▸ **Provided material**:
# # # # #

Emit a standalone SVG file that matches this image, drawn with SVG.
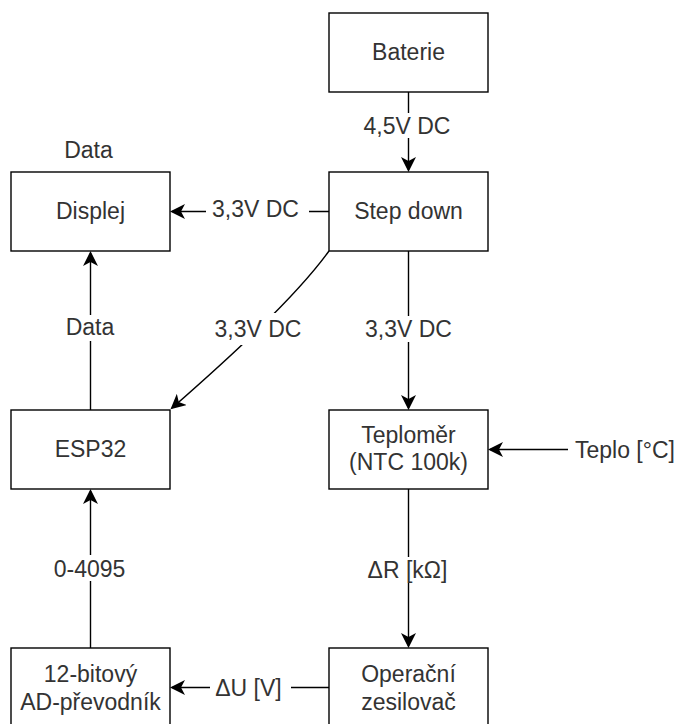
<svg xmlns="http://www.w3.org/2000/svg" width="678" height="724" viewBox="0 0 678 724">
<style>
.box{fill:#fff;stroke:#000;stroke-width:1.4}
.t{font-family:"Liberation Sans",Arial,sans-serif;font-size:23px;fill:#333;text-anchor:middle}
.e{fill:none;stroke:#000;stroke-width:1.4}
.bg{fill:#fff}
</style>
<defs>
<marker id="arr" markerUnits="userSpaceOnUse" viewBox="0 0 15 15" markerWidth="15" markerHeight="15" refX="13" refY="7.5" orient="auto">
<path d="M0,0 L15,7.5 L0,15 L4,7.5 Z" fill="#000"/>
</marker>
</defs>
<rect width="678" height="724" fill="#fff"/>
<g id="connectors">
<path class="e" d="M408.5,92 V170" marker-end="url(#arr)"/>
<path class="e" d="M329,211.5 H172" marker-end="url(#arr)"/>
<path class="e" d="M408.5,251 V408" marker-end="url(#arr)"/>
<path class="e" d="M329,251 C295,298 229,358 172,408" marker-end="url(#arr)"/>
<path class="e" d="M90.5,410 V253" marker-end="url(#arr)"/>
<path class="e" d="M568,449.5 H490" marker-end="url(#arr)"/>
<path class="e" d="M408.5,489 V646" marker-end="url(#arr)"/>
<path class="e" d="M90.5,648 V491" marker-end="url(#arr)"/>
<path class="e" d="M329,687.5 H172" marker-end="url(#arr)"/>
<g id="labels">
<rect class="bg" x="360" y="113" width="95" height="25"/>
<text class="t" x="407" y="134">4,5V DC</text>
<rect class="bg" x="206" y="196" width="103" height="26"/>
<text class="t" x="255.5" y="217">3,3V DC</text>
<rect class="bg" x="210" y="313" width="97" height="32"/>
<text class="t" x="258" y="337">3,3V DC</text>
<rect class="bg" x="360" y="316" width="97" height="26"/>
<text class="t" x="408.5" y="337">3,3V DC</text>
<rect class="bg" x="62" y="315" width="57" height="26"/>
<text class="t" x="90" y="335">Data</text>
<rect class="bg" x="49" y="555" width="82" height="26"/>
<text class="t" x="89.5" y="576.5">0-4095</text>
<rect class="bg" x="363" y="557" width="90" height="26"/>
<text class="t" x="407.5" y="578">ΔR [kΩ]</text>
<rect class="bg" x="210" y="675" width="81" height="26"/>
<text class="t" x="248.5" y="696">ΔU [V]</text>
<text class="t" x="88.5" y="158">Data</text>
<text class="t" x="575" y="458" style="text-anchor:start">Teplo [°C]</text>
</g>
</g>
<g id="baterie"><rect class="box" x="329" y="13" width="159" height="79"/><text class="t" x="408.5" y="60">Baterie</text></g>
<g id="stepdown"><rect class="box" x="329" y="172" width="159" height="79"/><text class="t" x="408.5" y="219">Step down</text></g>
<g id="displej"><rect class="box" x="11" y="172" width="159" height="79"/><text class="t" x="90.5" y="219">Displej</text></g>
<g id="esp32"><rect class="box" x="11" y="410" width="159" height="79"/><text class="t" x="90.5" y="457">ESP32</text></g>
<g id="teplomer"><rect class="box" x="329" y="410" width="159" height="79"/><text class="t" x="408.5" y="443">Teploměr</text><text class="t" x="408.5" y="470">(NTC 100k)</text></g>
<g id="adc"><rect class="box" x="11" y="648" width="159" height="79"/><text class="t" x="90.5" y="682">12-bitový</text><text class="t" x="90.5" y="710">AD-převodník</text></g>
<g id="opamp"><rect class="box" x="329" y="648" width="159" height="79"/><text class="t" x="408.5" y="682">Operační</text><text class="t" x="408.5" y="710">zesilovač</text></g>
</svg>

# # # # #

▸ **What the task asks**:
Output a faithful copy of the data, with each picture left out.

▸ **Response to this task**:
Emit a standalone SVG file that matches this image, drawn with SVG.
<svg xmlns="http://www.w3.org/2000/svg" width="678" height="724" viewBox="0 0 678 724">
<style>
.box{fill:#fff;stroke:#000;stroke-width:1.4}
.t{font-family:"Liberation Sans",Arial,sans-serif;font-size:23px;fill:#333;text-anchor:middle}
.e{fill:none;stroke:#000;stroke-width:1.4}
.bg{fill:#fff}
</style>
<defs>
<marker id="arr" markerUnits="userSpaceOnUse" viewBox="0 0 15 15" markerWidth="15" markerHeight="15" refX="13" refY="7.5" orient="auto">
<path d="M0,0 L15,7.5 L0,15 L4,7.5 Z" fill="#000"/>
</marker>
</defs>
<rect width="678" height="724" fill="#fff"/>
<g id="connectors">
<path class="e" d="M408.5,92 V170" marker-end="url(#arr)"/>
<path class="e" d="M329,211.5 H172" marker-end="url(#arr)"/>
<path class="e" d="M408.5,251 V408" marker-end="url(#arr)"/>
<path class="e" d="M329,251 C295,298 229,358 172,408" marker-end="url(#arr)"/>
<path class="e" d="M90.5,410 V253" marker-end="url(#arr)"/>
<path class="e" d="M568,449.5 H490" marker-end="url(#arr)"/>
<path class="e" d="M408.5,489 V646" marker-end="url(#arr)"/>
<path class="e" d="M90.5,648 V491" marker-end="url(#arr)"/>
<path class="e" d="M329,687.5 H172" marker-end="url(#arr)"/>
<g id="labels">
<rect class="bg" x="360" y="113" width="95" height="25"/>
<text class="t" x="407" y="134">4,5V DC</text>
<rect class="bg" x="206" y="196" width="103" height="26"/>
<text class="t" x="255.5" y="217">3,3V DC</text>
<rect class="bg" x="210" y="313" width="97" height="32"/>
<text class="t" x="258" y="337">3,3V DC</text>
<rect class="bg" x="360" y="316" width="97" height="26"/>
<text class="t" x="408.5" y="337">3,3V DC</text>
<rect class="bg" x="62" y="315" width="57" height="26"/>
<text class="t" x="90" y="335">Data</text>
<rect class="bg" x="49" y="555" width="82" height="26"/>
<text class="t" x="89.5" y="576.5">0-4095</text>
<rect class="bg" x="363" y="557" width="90" height="26"/>
<text class="t" x="407.5" y="578">ΔR [kΩ]</text>
<rect class="bg" x="210" y="675" width="81" height="26"/>
<text class="t" x="248.5" y="696">ΔU [V]</text>
<text class="t" x="88.5" y="158">Data</text>
<text class="t" x="575" y="458" style="text-anchor:start">Teplo [°C]</text>
</g>
</g>
<g id="baterie"><rect class="box" x="329" y="13" width="159" height="79"/><text class="t" x="408.5" y="60">Baterie</text></g>
<g id="stepdown"><rect class="box" x="329" y="172" width="159" height="79"/><text class="t" x="408.5" y="219">Step down</text></g>
<g id="displej"><rect class="box" x="11" y="172" width="159" height="79"/><text class="t" x="90.5" y="219">Displej</text></g>
<g id="esp32"><rect class="box" x="11" y="410" width="159" height="79"/><text class="t" x="90.5" y="457">ESP32</text></g>
<g id="teplomer"><rect class="box" x="329" y="410" width="159" height="79"/><text class="t" x="408.5" y="443">Teploměr</text><text class="t" x="408.5" y="470">(NTC 100k)</text></g>
<g id="adc"><rect class="box" x="11" y="648" width="159" height="79"/><text class="t" x="90.5" y="682">12-bitový</text><text class="t" x="90.5" y="710">AD-převodník</text></g>
<g id="opamp"><rect class="box" x="329" y="648" width="159" height="79"/><text class="t" x="408.5" y="682">Operační</text><text class="t" x="408.5" y="710">zesilovač</text></g>
</svg>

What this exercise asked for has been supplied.